The request :: Count lines with the string "code" in them. State the number alone.

Provided records ::
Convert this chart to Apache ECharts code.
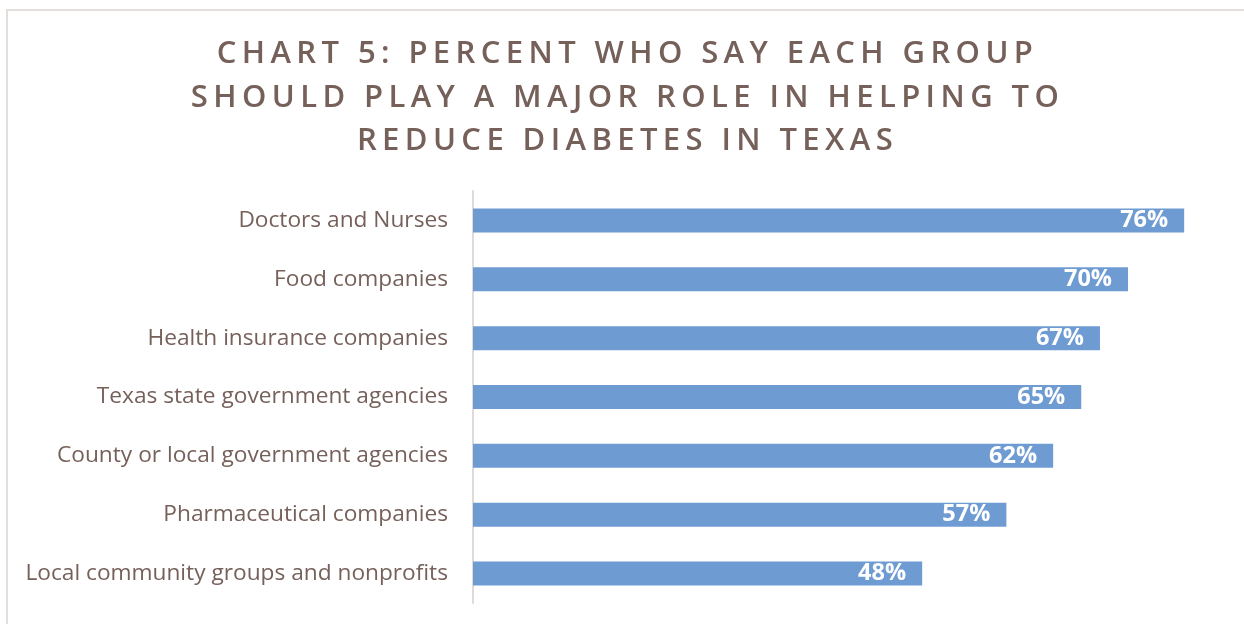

* * *

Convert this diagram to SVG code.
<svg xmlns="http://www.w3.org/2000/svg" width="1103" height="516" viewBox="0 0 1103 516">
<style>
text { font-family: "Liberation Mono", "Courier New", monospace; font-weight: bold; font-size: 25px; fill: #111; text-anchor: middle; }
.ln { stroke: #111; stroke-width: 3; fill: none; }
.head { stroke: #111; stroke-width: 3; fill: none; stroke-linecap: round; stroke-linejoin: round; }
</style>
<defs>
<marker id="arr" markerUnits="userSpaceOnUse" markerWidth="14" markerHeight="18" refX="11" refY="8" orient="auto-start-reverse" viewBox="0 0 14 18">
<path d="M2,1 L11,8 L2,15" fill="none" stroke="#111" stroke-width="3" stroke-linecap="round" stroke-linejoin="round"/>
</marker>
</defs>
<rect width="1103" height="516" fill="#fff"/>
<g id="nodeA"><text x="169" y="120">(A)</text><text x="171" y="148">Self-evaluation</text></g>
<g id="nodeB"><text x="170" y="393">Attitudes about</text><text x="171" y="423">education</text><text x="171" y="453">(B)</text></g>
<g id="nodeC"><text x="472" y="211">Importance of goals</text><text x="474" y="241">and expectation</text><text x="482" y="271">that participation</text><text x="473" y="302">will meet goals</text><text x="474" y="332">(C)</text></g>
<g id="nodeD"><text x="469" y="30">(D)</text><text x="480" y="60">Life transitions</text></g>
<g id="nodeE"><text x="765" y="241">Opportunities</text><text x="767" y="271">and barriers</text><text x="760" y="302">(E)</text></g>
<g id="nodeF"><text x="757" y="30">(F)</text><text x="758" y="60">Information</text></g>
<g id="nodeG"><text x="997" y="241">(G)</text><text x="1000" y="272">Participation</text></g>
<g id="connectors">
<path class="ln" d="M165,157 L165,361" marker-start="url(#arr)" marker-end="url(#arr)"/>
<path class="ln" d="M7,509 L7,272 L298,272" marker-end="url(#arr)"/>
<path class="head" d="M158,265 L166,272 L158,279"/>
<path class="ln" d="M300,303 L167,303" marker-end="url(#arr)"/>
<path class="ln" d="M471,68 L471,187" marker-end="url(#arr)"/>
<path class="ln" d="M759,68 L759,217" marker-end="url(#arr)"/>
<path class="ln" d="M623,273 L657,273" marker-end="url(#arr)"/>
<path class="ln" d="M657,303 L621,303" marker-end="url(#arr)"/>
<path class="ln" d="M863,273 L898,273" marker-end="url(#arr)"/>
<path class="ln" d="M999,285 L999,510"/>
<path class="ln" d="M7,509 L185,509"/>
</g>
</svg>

Task output :: 2